Entries with chart source code -
================================
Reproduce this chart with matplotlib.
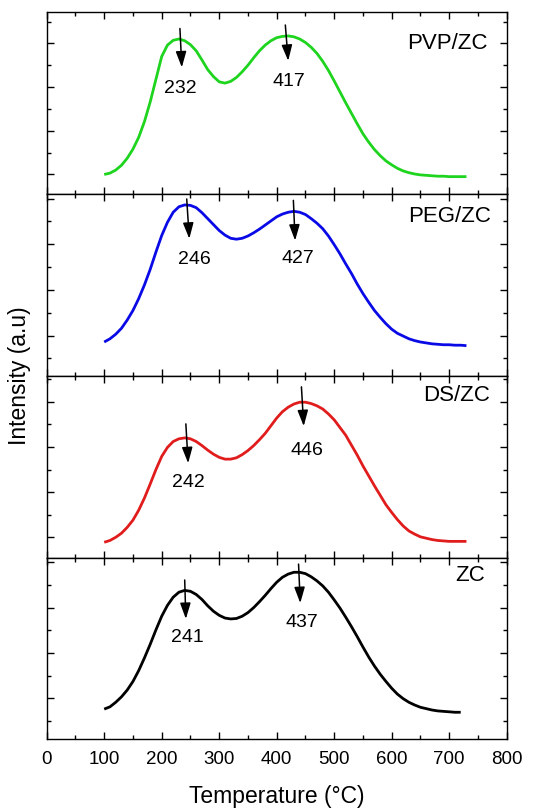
import matplotlib
matplotlib.use("Agg")
import matplotlib.pyplot as plt
from matplotlib.ticker import MultipleLocator

plt.rcParams['font.family'] = ['Liberation Sans', 'DejaVu Sans']

# ---- data ----
temp = list(range(100, 740, 10))  # 100 ... 730 °C

pvp_y = [1.00, 1.03, 1.10, 1.21, 1.37, 1.58, 1.85, 2.21, 2.66, 3.18,
         3.70, 3.96, 4.07, 4.10, 4.06, 3.97, 3.83, 3.62, 3.40, 3.24,
         3.12, 3.09, 3.13, 3.22, 3.35, 3.50, 3.67, 3.83, 3.96, 4.06,
         4.13, 4.16, 4.17, 4.15, 4.10, 4.02, 3.91, 3.77, 3.59, 3.38,
         3.14, 2.89, 2.64, 2.40, 2.16, 1.93, 1.74, 1.57, 1.43, 1.31,
         1.22, 1.14, 1.08, 1.04, 1.01, 0.99, 0.98, 0.97, 0.96, 0.96,
         0.95, 0.95, 0.95, 0.95]

peg_y = [0.86, 0.93, 1.03, 1.16, 1.34, 1.55, 1.81, 2.11, 2.45, 2.83,
         3.19, 3.48, 3.70, 3.82, 3.86, 3.85, 3.80, 3.69, 3.56, 3.43,
         3.30, 3.20, 3.13, 3.11, 3.13, 3.18, 3.25, 3.33, 3.42, 3.51,
         3.60, 3.66, 3.70, 3.72, 3.70, 3.65, 3.56, 3.46, 3.34, 3.18,
         2.99, 2.79, 2.57, 2.36, 2.13, 1.92, 1.73, 1.55, 1.40, 1.26,
         1.14, 1.05, 0.99, 0.93, 0.89, 0.86, 0.84, 0.82, 0.81, 0.80,
         0.80, 0.79, 0.79, 0.78]

ds_y = [0.89, 0.93, 1.00, 1.09, 1.22, 1.38, 1.60, 1.87, 2.18, 2.50,
        2.79, 2.99, 3.12, 3.18, 3.20, 3.18, 3.12, 3.03, 2.93, 2.84,
        2.77, 2.73, 2.73, 2.76, 2.83, 2.92, 3.03, 3.16, 3.30, 3.47,
        3.64, 3.78, 3.88, 3.95, 3.99, 3.99, 3.96, 3.91, 3.84, 3.73,
        3.60, 3.43, 3.26, 3.04, 2.82, 2.58, 2.36, 2.14, 1.93, 1.72,
        1.55, 1.39, 1.25, 1.14, 1.07, 1.01, 0.98, 0.95, 0.93, 0.92,
        0.91, 0.91, 0.91, 0.91]

temp_zc = list(range(100, 730, 10))  # 100 ... 720 °C
zc_y = [0.76, 0.81, 0.91, 1.03, 1.18, 1.37, 1.61, 1.89, 2.19, 2.51,
        2.81, 3.05, 3.23, 3.34, 3.38, 3.36, 3.29, 3.18, 3.04, 2.92,
        2.83, 2.77, 2.75, 2.76, 2.81, 2.89, 3.00, 3.13, 3.27, 3.42,
        3.56, 3.67, 3.74, 3.78, 3.78, 3.75, 3.68, 3.59, 3.48, 3.34,
        3.17, 2.99, 2.79, 2.58, 2.36, 2.13, 1.91, 1.71, 1.53, 1.37,
        1.22, 1.09, 0.99, 0.91, 0.85, 0.80, 0.77, 0.74, 0.72, 0.71,
        0.70, 0.69, 0.69]

sample_names = ["PVP/ZC", "PEG/ZC", "DS/ZC", "ZC"]
peak_labels = [["232", "417"], ["246", "427"], ["242", "446"], ["241", "437"]]
x_label = "Temperature (\u00b0C)"
y_label = "Intensity (a.u)"

# ---- layout / style ----
W, H = 542, 812
fig = plt.figure(figsize=(W / 100, H / 100), dpi=100)
left, right = 46.7, 506.7
panel_px = [(13.3, 194.5), (194.5, 377.0), (377.0, 558.5), (558.5, 740.0)]
ylims = [(0.564, 4.711), (0.116, 4.11), (0.553, 4.57), (0.10, 4.106)]
colors = ["#1ed41e", "#0a0ae6", "#e01c1c", "#000000"]
series = [(temp, pvp_y), (temp, peg_y), (temp, ds_y), (temp_zc, zc_y)]

# annotation placement: (arrow top xy, arrow tip xy, text xy) per peak
ann = [
    [((231.7, 4.34), (235, 3.45), (233, 3.0)), ((415, 4.42), (420, 3.60), (421, 3.16))],
    [((243.5, 3.99), (248, 3.12), (256, 2.68)), ((429, 3.96), (432, 3.08), (436, 2.71))],
    [((242, 3.51), (246, 2.64), (246, 2.24)), ((443, 4.33), (447, 3.46), (452, 2.94))],
    [((240, 3.61), (242, 2.75), (245, 2.36)), ((438, 3.96), (441, 3.10), (444, 2.69))],
]
name_pos = [(767, 4.03), (773, 3.63), (771, 4.17), (762, 3.72)]

for i in range(4):
    top, bot = panel_px[i]
    ax = fig.add_axes([left / W, 1 - bot / H, (right - left) / W, (bot - top) / H])
    x, y = series[i]
    ax.plot(x, y, color=colors[i], lw=2.0, solid_joinstyle='round', solid_capstyle='butt')
    ax.set_xlim(0, 800)
    ax.set_ylim(*ylims[i])
    ax.xaxis.set_major_locator(MultipleLocator(100))
    ax.xaxis.set_minor_locator(MultipleLocator(50))
    ax.yaxis.set_major_locator(MultipleLocator(1))
    ax.yaxis.set_minor_locator(MultipleLocator(0.5))
    ax.tick_params(which='both', direction='in', top=True, right=True, width=1.0)
    ax.tick_params(which='major', length=5)
    ax.tick_params(which='minor', length=2.8)
    ax.set_yticklabels([])
    for s in ax.spines.values():
        s.set_linewidth(1.0)
    if i < 3:
        ax.set_xticklabels([])
    else:
        ax.tick_params(axis='x', labelsize=13.5, pad=8)
        ax.set_xlabel(x_label, fontsize=16.5, labelpad=12)
    for k in range(2):
        (x0, y0), (x1, y1), (tx, ty) = ann[i][k]
        ax.annotate("", xy=(x1, y1), xytext=(x0, y0),
                    arrowprops=dict(arrowstyle='-|>,head_length=0.6,head_width=0.2',
                                    color='black', lw=1.1, shrinkA=0, shrinkB=0, mutation_scale=16))
        ax.text(tx, ty, peak_labels[i][k], fontsize=14, ha='center', va='center')
    nx, ny = name_pos[i]
    ax.text(nx, ny, sample_names[i], fontsize=16, ha='right', va='center')

fig.text(20 / W, 1 - 376 / H, y_label, rotation=90, fontsize=16.5, ha='center', va='center')

fig.savefig("out.png", dpi=100)
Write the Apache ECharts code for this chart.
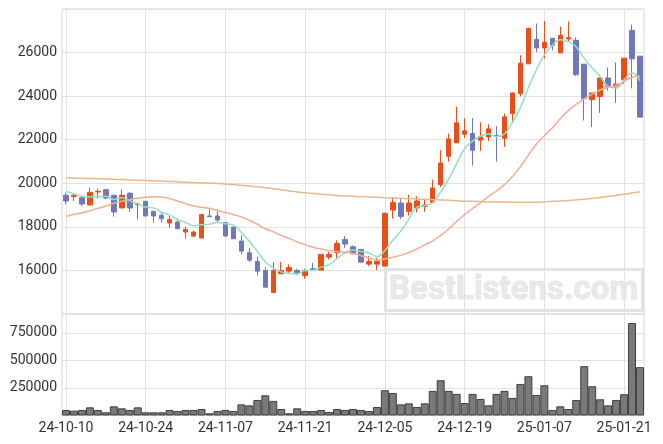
================================
Set task -
Repeat the records above exactly, from the first line through the line that contains "temp = list(range(100, 740, 10))", and leave out the pictures.

Exercise output -
Reproduce this chart with matplotlib.
import matplotlib
matplotlib.use("Agg")
import matplotlib.pyplot as plt
from matplotlib.ticker import MultipleLocator

plt.rcParams['font.family'] = ['Liberation Sans', 'DejaVu Sans']

# ---- data ----
temp = list(range(100, 740, 10))  # 100 ... 730 °C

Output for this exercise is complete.